Well, I gave you fair warning and now it’s a reality. As you can see, I didn’t overstate my artistic limitations. It’s pretty amateurish. Of course, after announcing the prospect of a redo I expected to lose interest and move on. To my surprise, though, I stuck with it. I ordered books on logo design and, get this, I read them. Now I’m screwed; I’m besotted with typography. That’s not good. No, that’s a disaster.
Of the thousands upon thousands of fun, rewarding hobbies, gardening, say, or coin collecting, I had to stumble on typography. I’ll pay a heavy price for this misadventure. It’s a pursuit tailor-made for mind-numbing, excruciating, pathological obsession and who has the energy for that?
Truly great typography demands neurotic, compulsive behavior. Seriously. When done properly, setting a single headline can take weeks, selecting the most delightfully expressive font for the tone and subject is only the start. You’ve got serif, sans serif, slab, gothic, grotesque, script, stencil; weights and widths and sizes. Oh, and what about the styles — bold, light, italic, all caps, small caps, outline, et al. Then, too, there’s leading, kerning, alignments, and on and on and on.
Ladies and gentlemen, I am in my element.
But why the curious urge to master the manipulation of type?
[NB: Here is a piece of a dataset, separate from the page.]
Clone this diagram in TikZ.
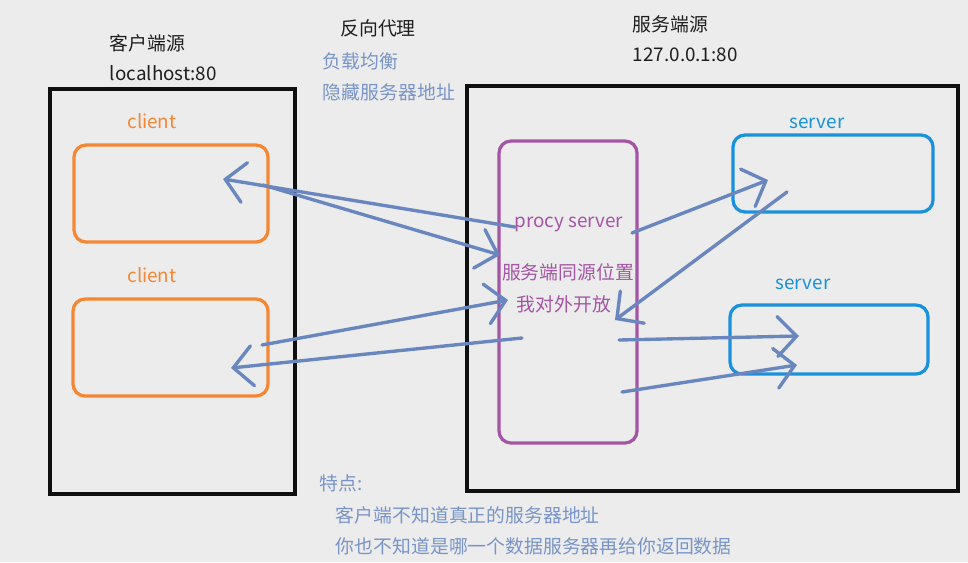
\documentclass[tikz,border=0pt]{standalone}
\usepackage{fontspec}
\setmainfont{Noto Sans CJK SC}
\usetikzlibrary{arrows.meta}

\definecolor{bgcol}{RGB}{236,236,236}
\definecolor{boxblack}{RGB}{15,15,15}
\definecolor{clientorange}{RGB}{245,135,50}
\definecolor{proxypurple}{RGB}{165,85,165}
\definecolor{serverblue}{RGB}{25,145,220}
\definecolor{arrowblue}{RGB}{105,135,190}
\definecolor{notegray}{RGB}{120,148,200}
\definecolor{titletext}{RGB}{30,30,30}

\tikzset{
  every node/.style={font=\fontsize{13.4pt}{16pt}\selectfont},
  outerbox/.style={draw=boxblack, line width=2.6pt},
  clientbox/.style={draw=clientorange, line width=2.3pt, rounded corners=3mm},
  proxybox/.style={draw=proxypurple, line width=2.3pt, rounded corners=3mm},
  serverbox/.style={draw=serverblue, line width=2.3pt, rounded corners=3mm},
  flow/.style={draw=arrowblue, line width=2.4pt, line cap=round,
    -{Straight Barb[length=4.8mm, width=10mm, line cap=round]}},
}

\begin{document}
\begin{tikzpicture}[x=0.25mm, y=-0.25mm]
  \fill[bgcol] (0,0) rectangle (968,562);
  \useasboundingbox (0,0) rectangle (968,562);

  % boxes
  \node[outerbox, minimum width=61.25mm, minimum height=101.25mm] (CS) at (172.5,291.5) {};
  \node[outerbox, minimum width=122.75mm, minimum height=101.25mm] (SS) at (712.5,288.5) {};
  \node[clientbox, minimum width=48.5mm, minimum height=24.25mm] (C1) at (171,193.5) {};
  \node[clientbox, minimum width=48.75mm, minimum height=24.25mm] (C2) at (170.5,347.5) {};
  \node[proxybox, minimum width=34.5mm, minimum height=75.5mm] (P) at (568,292) {};
  \node[serverbox, minimum width=50mm, minimum height=19.25mm] (S1) at (833,173.5) {};
  \node[serverbox, minimum width=49.5mm, minimum height=17.25mm] (S2) at (829,339.5) {};

  % texts
  \node[anchor=west, text=titletext] (CSt) at (105,43) {客户端源};
  \node[anchor=west, text=titletext] (CSp) at (105,73) {localhost:80};
  \node[text=titletext] (RPt) at (378,28) {反向代理};
  \node[anchor=west, text=notegray] (RP1) at (318,61) {负载均衡};
  \node[anchor=west, text=notegray] (RP2) at (318,92) {隐藏服务器地址};
  \node[anchor=west, text=titletext] (SSt) at (628,24) {服务端源};
  \node[anchor=west, text=titletext] (SSp) at (628,55) {127.0.0.1:80};

  \node[text=clientorange] (C1t) at (152,121) {client};
  \node[text=clientorange] (C2t) at (152,275) {client};
  \node[text=proxypurple] (Pt) at (569,224) {procy server};
  \node[text=proxypurple] (Pt2) at (568,272) {服务端同源位置};
  \node[text=proxypurple] (Pt3) at (564,304) {我对外开放};
  \node[text=serverblue] (S1t) at (817,123) {server};
  \node[text=serverblue] (S2t) at (803,284) {server};

  \node[anchor=west, text=notegray] (N0) at (315,483) {特点:};
  \node[anchor=west, text=notegray] (N1) at (331,515) {客户端不知道真正的服务器地址};
  \node[anchor=west, text=notegray] (N2) at (331,546) {你也不知道是哪一个数据服务器再给你返回数据};

  % arrow ends
  \coordinate (P2C1) at (515,227);
  \coordinate (C1in) at (223,179);
  \coordinate (C12P) at (263,185);
  \coordinate (Pin1) at (500,255);
  \coordinate (C22P) at (262,345);
  \coordinate (Pin2) at (508,300);
  \coordinate (P2C2) at (522,338);
  \coordinate (C2in) at (231,368);
  \coordinate (P2S1) at (632,233);
  \coordinate (S1in) at (768,180);
  \coordinate (S12P) at (787,192);
  \coordinate (Pin3) at (615,320);
  \coordinate (P2S2a) at (619,340);
  \coordinate (S2ina) at (799,336);
  \coordinate (P2S2b) at (622,392);
  \coordinate (S2inb) at (797,365);

  \draw[flow] (P2C1) -- (C1in);
  \draw[flow] (C12P) -- (Pin1);
  \draw[flow] (C22P) -- (Pin2);
  \draw[flow] (P2C2) -- (C2in);
  \draw[flow] (P2S1) -- (S1in);
  \draw[flow] (S12P) -- (Pin3);
  \draw[flow] (P2S2a) -- (S2ina);
  \draw[flow] (P2S2b) -- (S2inb);
\end{tikzpicture}
\end{document}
I don’t work with print materials any longer. More baffling than that is the fact I don’t even have a printer. But here I am, totally preoccupied with all things type, which makes no sense. I don’t know what I expect to accomplish, but it’s a gas learning about this stuff. It changes the way you look at things.
For instance, I was in the checkout line at Target, bored and aimless, when my eye fell on the Altoids squashed between the Tic Tacs and BubbleYum. Although I’m a big fan of Altoids advertising, I’d never noticed the typography. My loss, too, because it’s gorgeous. Look.
I bought every flavor they had — just for the typography. They’re not breath mints. Heck, no, they’re eye candy.
Apparently, the tins are highly sought after items, precious little gems. Check out pinterest if you don’t believe me. Or eBay. Altoids tins are a cottage industry. They’re being collected; they’re being bought and sold (at eye-popping prices) and traded; they’re being repurposed into everything from first aid kits to mini-flashlights to tiny stoves to candleholders. And here I thought I was obsessive.
Anyway, there’s the new logo. I was so preoccupied with the font I forgot a tagline. Sorry. That, too, will require typography, so help yourself to a mint while you’re waiting.